§ TASK TO COMPLETE: Skip the pictures and quote all of the lines exactly.
— Begin —
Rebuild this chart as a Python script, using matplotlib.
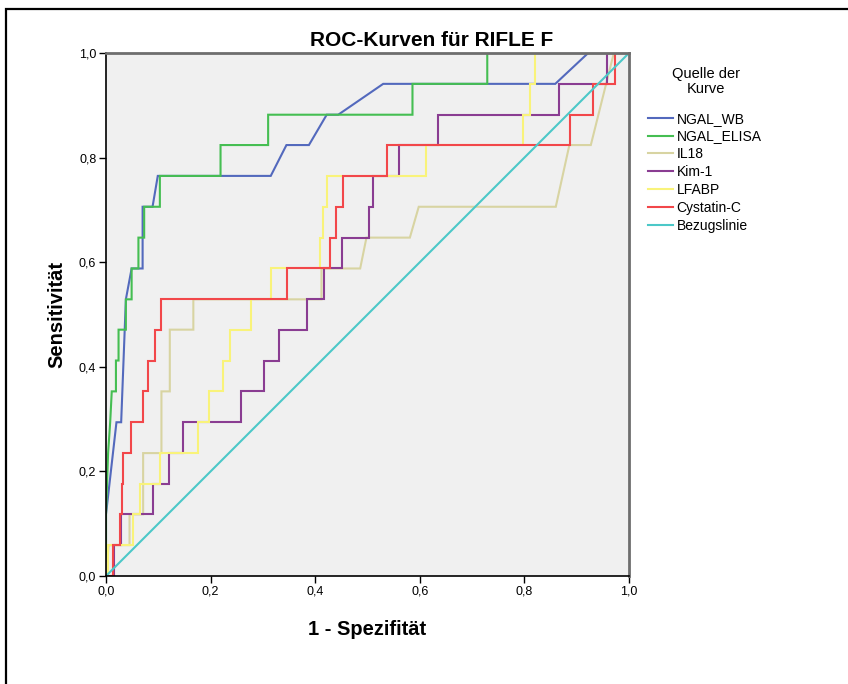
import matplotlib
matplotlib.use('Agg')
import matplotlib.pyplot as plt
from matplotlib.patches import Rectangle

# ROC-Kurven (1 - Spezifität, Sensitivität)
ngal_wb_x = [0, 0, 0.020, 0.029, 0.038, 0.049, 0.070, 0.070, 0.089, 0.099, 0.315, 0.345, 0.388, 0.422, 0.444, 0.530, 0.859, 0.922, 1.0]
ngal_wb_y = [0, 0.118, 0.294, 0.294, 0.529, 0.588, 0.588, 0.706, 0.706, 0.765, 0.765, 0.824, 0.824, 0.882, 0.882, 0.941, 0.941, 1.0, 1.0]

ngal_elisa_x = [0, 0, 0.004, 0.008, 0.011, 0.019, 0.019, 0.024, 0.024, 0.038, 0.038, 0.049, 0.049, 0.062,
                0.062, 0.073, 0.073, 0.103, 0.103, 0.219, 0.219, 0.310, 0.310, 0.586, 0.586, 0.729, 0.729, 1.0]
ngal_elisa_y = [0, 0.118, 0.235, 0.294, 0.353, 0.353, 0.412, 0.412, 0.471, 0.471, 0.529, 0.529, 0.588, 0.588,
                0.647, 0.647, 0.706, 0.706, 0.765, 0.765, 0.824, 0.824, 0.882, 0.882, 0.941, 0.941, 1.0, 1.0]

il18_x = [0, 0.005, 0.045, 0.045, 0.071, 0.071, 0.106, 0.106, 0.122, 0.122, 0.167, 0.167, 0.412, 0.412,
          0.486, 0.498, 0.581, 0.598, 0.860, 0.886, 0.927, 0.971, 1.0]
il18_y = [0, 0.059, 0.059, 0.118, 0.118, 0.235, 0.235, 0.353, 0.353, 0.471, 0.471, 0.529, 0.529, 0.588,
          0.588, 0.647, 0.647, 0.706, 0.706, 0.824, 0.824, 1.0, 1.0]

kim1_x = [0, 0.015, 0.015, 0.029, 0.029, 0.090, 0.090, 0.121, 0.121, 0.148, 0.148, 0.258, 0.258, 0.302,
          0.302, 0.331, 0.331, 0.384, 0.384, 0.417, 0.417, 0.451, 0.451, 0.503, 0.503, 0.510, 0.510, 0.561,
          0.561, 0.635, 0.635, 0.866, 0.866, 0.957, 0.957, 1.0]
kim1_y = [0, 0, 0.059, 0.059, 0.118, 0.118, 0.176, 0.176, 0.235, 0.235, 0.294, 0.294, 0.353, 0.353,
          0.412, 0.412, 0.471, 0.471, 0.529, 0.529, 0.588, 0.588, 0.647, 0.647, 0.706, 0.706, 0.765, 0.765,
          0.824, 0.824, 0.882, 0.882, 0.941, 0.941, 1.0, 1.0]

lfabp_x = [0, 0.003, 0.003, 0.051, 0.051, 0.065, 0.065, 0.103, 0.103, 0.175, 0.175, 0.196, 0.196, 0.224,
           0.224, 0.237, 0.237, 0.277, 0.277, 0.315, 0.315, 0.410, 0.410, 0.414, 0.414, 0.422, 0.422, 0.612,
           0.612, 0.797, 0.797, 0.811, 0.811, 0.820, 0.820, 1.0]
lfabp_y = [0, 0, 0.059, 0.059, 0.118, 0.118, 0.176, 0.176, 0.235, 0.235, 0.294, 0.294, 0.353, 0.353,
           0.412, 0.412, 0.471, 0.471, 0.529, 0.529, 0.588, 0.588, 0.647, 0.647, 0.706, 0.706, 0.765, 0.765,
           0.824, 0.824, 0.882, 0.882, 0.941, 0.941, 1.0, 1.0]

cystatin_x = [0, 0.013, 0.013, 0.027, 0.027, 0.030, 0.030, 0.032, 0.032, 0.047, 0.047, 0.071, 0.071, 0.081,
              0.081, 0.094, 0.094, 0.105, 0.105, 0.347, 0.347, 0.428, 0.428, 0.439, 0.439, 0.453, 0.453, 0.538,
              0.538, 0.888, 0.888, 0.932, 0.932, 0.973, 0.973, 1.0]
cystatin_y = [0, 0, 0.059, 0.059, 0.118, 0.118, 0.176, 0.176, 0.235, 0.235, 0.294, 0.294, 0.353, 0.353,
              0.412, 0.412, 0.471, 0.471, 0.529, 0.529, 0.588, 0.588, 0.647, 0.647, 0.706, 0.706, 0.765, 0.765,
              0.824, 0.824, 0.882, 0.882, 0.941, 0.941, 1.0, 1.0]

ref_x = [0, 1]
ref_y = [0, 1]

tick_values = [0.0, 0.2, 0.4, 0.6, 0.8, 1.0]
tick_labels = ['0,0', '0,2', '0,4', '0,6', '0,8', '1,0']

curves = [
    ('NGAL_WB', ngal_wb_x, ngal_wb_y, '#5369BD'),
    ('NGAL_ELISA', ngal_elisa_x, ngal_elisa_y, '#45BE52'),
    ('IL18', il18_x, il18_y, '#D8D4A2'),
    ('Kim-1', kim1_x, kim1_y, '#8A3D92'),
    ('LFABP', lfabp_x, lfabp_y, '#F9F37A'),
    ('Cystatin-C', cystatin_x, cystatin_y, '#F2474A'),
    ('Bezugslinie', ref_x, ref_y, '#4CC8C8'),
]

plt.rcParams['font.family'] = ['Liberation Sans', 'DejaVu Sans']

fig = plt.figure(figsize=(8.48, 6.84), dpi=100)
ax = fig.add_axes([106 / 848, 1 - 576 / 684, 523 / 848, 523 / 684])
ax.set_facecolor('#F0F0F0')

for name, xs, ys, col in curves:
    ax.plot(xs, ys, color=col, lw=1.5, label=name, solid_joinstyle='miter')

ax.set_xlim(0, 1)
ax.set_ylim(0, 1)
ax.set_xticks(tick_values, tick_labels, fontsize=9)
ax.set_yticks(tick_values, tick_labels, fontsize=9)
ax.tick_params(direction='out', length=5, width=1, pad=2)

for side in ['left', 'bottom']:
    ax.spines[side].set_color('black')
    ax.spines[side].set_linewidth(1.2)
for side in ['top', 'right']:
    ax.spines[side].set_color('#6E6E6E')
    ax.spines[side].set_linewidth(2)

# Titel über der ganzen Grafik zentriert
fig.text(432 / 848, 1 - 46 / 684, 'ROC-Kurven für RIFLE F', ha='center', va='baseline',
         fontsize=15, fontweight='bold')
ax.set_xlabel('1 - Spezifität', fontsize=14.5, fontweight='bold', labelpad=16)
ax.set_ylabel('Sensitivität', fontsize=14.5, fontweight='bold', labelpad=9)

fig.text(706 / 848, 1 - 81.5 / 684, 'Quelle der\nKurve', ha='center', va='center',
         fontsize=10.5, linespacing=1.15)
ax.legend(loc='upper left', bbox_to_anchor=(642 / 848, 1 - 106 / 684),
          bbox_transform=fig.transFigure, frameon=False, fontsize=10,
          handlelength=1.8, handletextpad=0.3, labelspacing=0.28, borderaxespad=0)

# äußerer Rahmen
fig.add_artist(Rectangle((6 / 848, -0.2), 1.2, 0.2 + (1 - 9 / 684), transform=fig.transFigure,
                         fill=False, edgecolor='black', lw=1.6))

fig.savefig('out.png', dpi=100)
— End —
§ FULL ANSWER:
Rebuild this chart as a Python script, using matplotlib.
import matplotlib
matplotlib.use('Agg')
import matplotlib.pyplot as plt
from matplotlib.patches import Rectangle

# ROC-Kurven (1 - Spezifität, Sensitivität)
ngal_wb_x = [0, 0, 0.020, 0.029, 0.038, 0.049, 0.070, 0.070, 0.089, 0.099, 0.315, 0.345, 0.388, 0.422, 0.444, 0.530, 0.859, 0.922, 1.0]
ngal_wb_y = [0, 0.118, 0.294, 0.294, 0.529, 0.588, 0.588, 0.706, 0.706, 0.765, 0.765, 0.824, 0.824, 0.882, 0.882, 0.941, 0.941, 1.0, 1.0]

ngal_elisa_x = [0, 0, 0.004, 0.008, 0.011, 0.019, 0.019, 0.024, 0.024, 0.038, 0.038, 0.049, 0.049, 0.062,
                0.062, 0.073, 0.073, 0.103, 0.103, 0.219, 0.219, 0.310, 0.310, 0.586, 0.586, 0.729, 0.729, 1.0]
ngal_elisa_y = [0, 0.118, 0.235, 0.294, 0.353, 0.353, 0.412, 0.412, 0.471, 0.471, 0.529, 0.529, 0.588, 0.588,
                0.647, 0.647, 0.706, 0.706, 0.765, 0.765, 0.824, 0.824, 0.882, 0.882, 0.941, 0.941, 1.0, 1.0]

il18_x = [0, 0.005, 0.045, 0.045, 0.071, 0.071, 0.106, 0.106, 0.122, 0.122, 0.167, 0.167, 0.412, 0.412,
          0.486, 0.498, 0.581, 0.598, 0.860, 0.886, 0.927, 0.971, 1.0]
il18_y = [0, 0.059, 0.059, 0.118, 0.118, 0.235, 0.235, 0.353, 0.353, 0.471, 0.471, 0.529, 0.529, 0.588,
          0.588, 0.647, 0.647, 0.706, 0.706, 0.824, 0.824, 1.0, 1.0]

kim1_x = [0, 0.015, 0.015, 0.029, 0.029, 0.090, 0.090, 0.121, 0.121, 0.148, 0.148, 0.258, 0.258, 0.302,
          0.302, 0.331, 0.331, 0.384, 0.384, 0.417, 0.417, 0.451, 0.451, 0.503, 0.503, 0.510, 0.510, 0.561,
          0.561, 0.635, 0.635, 0.866, 0.866, 0.957, 0.957, 1.0]
kim1_y = [0, 0, 0.059, 0.059, 0.118, 0.118, 0.176, 0.176, 0.235, 0.235, 0.294, 0.294, 0.353, 0.353,
          0.412, 0.412, 0.471, 0.471, 0.529, 0.529, 0.588, 0.588, 0.647, 0.647, 0.706, 0.706, 0.765, 0.765,
          0.824, 0.824, 0.882, 0.882, 0.941, 0.941, 1.0, 1.0]

lfabp_x = [0, 0.003, 0.003, 0.051, 0.051, 0.065, 0.065, 0.103, 0.103, 0.175, 0.175, 0.196, 0.196, 0.224,
           0.224, 0.237, 0.237, 0.277, 0.277, 0.315, 0.315, 0.410, 0.410, 0.414, 0.414, 0.422, 0.422, 0.612,
           0.612, 0.797, 0.797, 0.811, 0.811, 0.820, 0.820, 1.0]
lfabp_y = [0, 0, 0.059, 0.059, 0.118, 0.118, 0.176, 0.176, 0.235, 0.235, 0.294, 0.294, 0.353, 0.353,
           0.412, 0.412, 0.471, 0.471, 0.529, 0.529, 0.588, 0.588, 0.647, 0.647, 0.706, 0.706, 0.765, 0.765,
           0.824, 0.824, 0.882, 0.882, 0.941, 0.941, 1.0, 1.0]

cystatin_x = [0, 0.013, 0.013, 0.027, 0.027, 0.030, 0.030, 0.032, 0.032, 0.047, 0.047, 0.071, 0.071, 0.081,
              0.081, 0.094, 0.094, 0.105, 0.105, 0.347, 0.347, 0.428, 0.428, 0.439, 0.439, 0.453, 0.453, 0.538,
              0.538, 0.888, 0.888, 0.932, 0.932, 0.973, 0.973, 1.0]
cystatin_y = [0, 0, 0.059, 0.059, 0.118, 0.118, 0.176, 0.176, 0.235, 0.235, 0.294, 0.294, 0.353, 0.353,
              0.412, 0.412, 0.471, 0.471, 0.529, 0.529, 0.588, 0.588, 0.647, 0.647, 0.706, 0.706, 0.765, 0.765,
              0.824, 0.824, 0.882, 0.882, 0.941, 0.941, 1.0, 1.0]

ref_x = [0, 1]
ref_y = [0, 1]

tick_values = [0.0, 0.2, 0.4, 0.6, 0.8, 1.0]
tick_labels = ['0,0', '0,2', '0,4', '0,6', '0,8', '1,0']

curves = [
    ('NGAL_WB', ngal_wb_x, ngal_wb_y, '#5369BD'),
    ('NGAL_ELISA', ngal_elisa_x, ngal_elisa_y, '#45BE52'),
    ('IL18', il18_x, il18_y, '#D8D4A2'),
    ('Kim-1', kim1_x, kim1_y, '#8A3D92'),
    ('LFABP', lfabp_x, lfabp_y, '#F9F37A'),
    ('Cystatin-C', cystatin_x, cystatin_y, '#F2474A'),
    ('Bezugslinie', ref_x, ref_y, '#4CC8C8'),
]

plt.rcParams['font.family'] = ['Liberation Sans', 'DejaVu Sans']

fig = plt.figure(figsize=(8.48, 6.84), dpi=100)
ax = fig.add_axes([106 / 848, 1 - 576 / 684, 523 / 848, 523 / 684])
ax.set_facecolor('#F0F0F0')

for name, xs, ys, col in curves:
    ax.plot(xs, ys, color=col, lw=1.5, label=name, solid_joinstyle='miter')

ax.set_xlim(0, 1)
ax.set_ylim(0, 1)
ax.set_xticks(tick_values, tick_labels, fontsize=9)
ax.set_yticks(tick_values, tick_labels, fontsize=9)
ax.tick_params(direction='out', length=5, width=1, pad=2)

for side in ['left', 'bottom']:
    ax.spines[side].set_color('black')
    ax.spines[side].set_linewidth(1.2)
for side in ['top', 'right']:
    ax.spines[side].set_color('#6E6E6E')
    ax.spines[side].set_linewidth(2)

# Titel über der ganzen Grafik zentriert
fig.text(432 / 848, 1 - 46 / 684, 'ROC-Kurven für RIFLE F', ha='center', va='baseline',
         fontsize=15, fontweight='bold')
ax.set_xlabel('1 - Spezifität', fontsize=14.5, fontweight='bold', labelpad=16)
ax.set_ylabel('Sensitivität', fontsize=14.5, fontweight='bold', labelpad=9)

fig.text(706 / 848, 1 - 81.5 / 684, 'Quelle der\nKurve', ha='center', va='center',
         fontsize=10.5, linespacing=1.15)
ax.legend(loc='upper left', bbox_to_anchor=(642 / 848, 1 - 106 / 684),
          bbox_transform=fig.transFigure, frameon=False, fontsize=10,
          handlelength=1.8, handletextpad=0.3, labelspacing=0.28, borderaxespad=0)

# äußerer Rahmen
fig.add_artist(Rectangle((6 / 848, -0.2), 1.2, 0.2 + (1 - 9 / 684), transform=fig.transFigure,
                         fill=False, edgecolor='black', lw=1.6))

fig.savefig('out.png', dpi=100)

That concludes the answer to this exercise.